Да, жизнь молодоженов ни жалкой, ни тем более бесцветной никак не назовешь. Прожигать ее мистер Фицджеральд, которого журналист Гленуэй Уэскотт назвал «королем нашей американской молодежи», и миссис Фицджеральд, «варварская принцесса с Юга», начали сразу, без разгона, как они сами выражались, «без оглядки», с первых дней совместной жизни. Сначала — во время медового месяца в отеле «Билтмор», затем — в отеле «Коммодор», где, прежде чем подняться в номер, с полчаса крутились во вращающихся дверях, а Скотт вдобавок еще и сделал стойку на руках — от нахлынувшего счастья и от выпитого шампанского.
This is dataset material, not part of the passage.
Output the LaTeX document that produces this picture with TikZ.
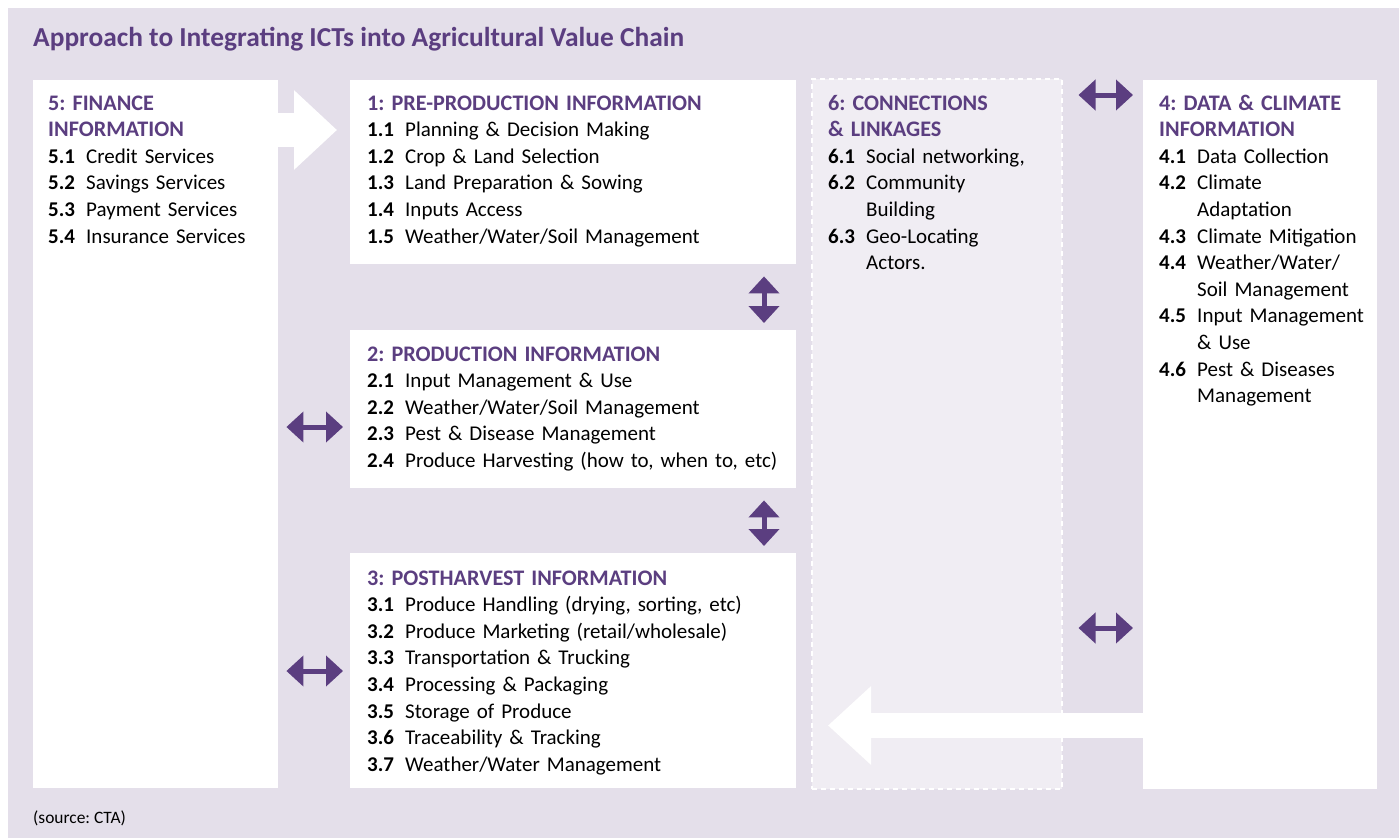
\documentclass[tikz,border=0pt]{standalone}
\usepackage{fontspec}
\setmainfont{Carlito}
\usetikzlibrary{arrows.meta,positioning}
\definecolor{bglav}{HTML}{E4DFEA}
\definecolor{ictpurple}{HTML}{5B3E80}
\definecolor{connfill}{HTML}{F0EDF3}
\tikzset{
  infobox/.style = {rectangle, fill=white, anchor=north west, inner sep=0},
  linkbox/.style = {infobox, fill=connfill, draw=white, line width=1.5pt, dash pattern=on 5pt off 4pt},
  boxtext/.style = {anchor=base west, inner sep=0, align=left, text width=#1,
    font=\frenchspacing\fontsize{21}{26.6}\selectfont},
  twoway/.style  = {draw=ictpurple, line width=5pt,
    {Triangle[width=30pt,length=17pt]}-{Triangle[width=30pt,length=17pt]}},
  bigflow/.style = {draw=white, -{Triangle[width=#1,length=43pt]}}
}
\newcommand\itm[1]{\makebox[38pt][l]{\bfseries #1}}
\newcommand\cnt{\hspace*{38pt}}
\newcommand\hd[1]{\textcolor{ictpurple}{\fontsize{22.2}{26.6}\selectfont\bfseries #1}}

\begin{document}
\begin{tikzpicture}[x=1pt,y=-1pt]
\useasboundingbox (0,0) rectangle (1399,838);
\fill[bglav] (8,8) rectangle (1399,838);

% title and source
\node[anchor=base west, inner sep=0, text=ictpurple, font=\fontsize{27.4}{30}\selectfont\bfseries] (title) at (33,46)
  {Approach to Integrating ICTs into Agricultural Value Chain};
\node[anchor=base west, inner sep=0, font=\frenchspacing\fontsize{17.4}{20}\selectfont] (source) at (33,823) {(source: CTA)};

% the boxes
\node[infobox, minimum width=245pt, minimum height=708pt] (finance) at (33,80) {};
\node[infobox, minimum width=446pt, minimum height=184pt] (preprod) at (350,80) {};
\node[infobox, minimum width=446pt, minimum height=158pt] (prod) at (350,330) {};
\node[infobox, minimum width=446pt, minimum height=235pt] (postharv) at (350,553) {};
\node[linkbox, minimum width=250pt, minimum height=710pt] (links) at (811,78) {};
\node[infobox, minimum width=234pt, minimum height=709pt] (climate) at (1143,80) {};

% texts of the boxes
\node[boxtext=225pt] (finance text) at (48,110) {\hd{5: FINANCE}\\ \hd{INFORMATION}\\
  \itm{5.1}Credit Services\\
  \itm{5.2}Savings Services\\
  \itm{5.3}Payment Services\\
  \itm{5.4}Insurance Services};
\node[boxtext=425pt] (preprod text) at (367,110) {\hd{1: PRE-PRODUCTION INFORMATION}\\
  \itm{1.1}Planning \& Decision Making\\
  \itm{1.2}Crop \& Land Selection\\
  \itm{1.3}Land Preparation \& Sowing\\
  \itm{1.4}Inputs Access\\
  \itm{1.5}Weather/Water/Soil Management};
\node[boxtext=425pt] (prod text) at (367,361) {\hd{2: PRODUCTION INFORMATION}\\
  \itm{2.1}Input Management \& Use\\
  \itm{2.2}Weather/Water/Soil Management\\
  \itm{2.3}Pest \& Disease Management\\
  \itm{2.4}Produce Harvesting (how to, when to, etc)};
\node[boxtext=425pt] (postharv text) at (367,585) {\hd{3: POSTHARVEST INFORMATION}\\
  \itm{3.1}Produce Handling (drying, sorting, etc)\\
  \itm{3.2}Produce Marketing (retail/wholesale)\\
  \itm{3.3}Transportation \& Trucking\\
  \itm{3.4}Processing \& Packaging\\
  \itm{3.5}Storage of Produce\\
  \itm{3.6}Traceability \& Tracking\\
  \itm{3.7}Weather/Water Management};
\node[boxtext=230pt] (links text) at (828,110) {\hd{6: CONNECTIONS}\\ \hd{\& LINKAGES}\\
  \itm{6.1}Social networking,\\
  \itm{6.2}Community\\ \cnt Building\\
  \itm{6.3}Geo-Locating\\ \cnt Actors.};
\node[boxtext=230pt] (climate text) at (1159,110) {\hd{4: DATA \& CLIMATE}\\ \hd{INFORMATION}\\
  \itm{4.1}Data Collection\\
  \itm{4.2}Climate\\ \cnt Adaptation\\
  \itm{4.3}Climate Mitigation\\
  \itm{4.4}Weather/Water/\\ \cnt Soil Management\\
  \itm{4.5}Input Management\\ \cnt \& Use\\
  \itm{4.6}Pest \& Diseases\\ \cnt Management};

% big white arrows
\draw[bigflow=77pt, line width=34pt, shorten >=13pt] (finance.east |- 0,130) -- (preprod.west |- 0,130);
\draw[bigflow=76pt, line width=25pt, shorten >=17pt] (climate.west |- 0,725.5) -- (links.west |- 0,725.5);

% purple two-way arrows
\draw[twoway, shorten <=12pt, shorten >=7pt] (preprod.south -| 764,0) -- (prod.north -| 764,0);
\draw[twoway, shorten <=12pt, shorten >=7pt] (prod.south -| 764,0) -- (postharv.north -| 764,0);
\draw[twoway, shorten <=8pt, shorten >=7pt] (finance.east |- 0,427) -- (prod.west |- 0,427);
\draw[twoway, shorten <=8pt, shorten >=7pt] (finance.east |- 0,671) -- (postharv.west |- 0,671);
\draw[twoway, shorten <=16pt, shorten >=10pt] (links.east |- 0,95) -- (climate.west |- 0,95);
\draw[twoway, shorten <=16pt, shorten >=10pt] (links.east |- 0,628) -- (climate.west |- 0,628);
\end{tikzpicture}
\end{document}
А потом, спустя три недели после свадьбы, — на карнавале в принстонском клубе «Коттедж». Напившись, подравшись и, как следствие, лишившись в одночасье членства в клубе, куда в бытность свою студентом он так стремился, Фицджеральд с нимбом на голове, с крылышками за спиной, плохо вязавшимися с драчливостью, и с лирой в руках представил присутствующим Зельду своей любовницей. Зельда была в эту минуту ненамного трезвее мужа и нисколько не обиделась, гости же пребывали в замешательстве: любовницу, случается, выдают за жену, но чтобы жену за любовницу?.. Зельде надо отдать должное: в Принстоне, как, впрочем, и в любом другом месте, она от мужа не только не отставала, но даже задавала тон: выпив лишнего, опрокидывала тележки торговцев на Проспект-стрит, а на завтрак в «Коттедже» явилась с литровой бутылкой бренди, из которой щедро поливала поданный ей омлет. Чем убила сразу двух зайцев — и себя показала, и, как сказали бы в нашем отечестве, поправила здоровье.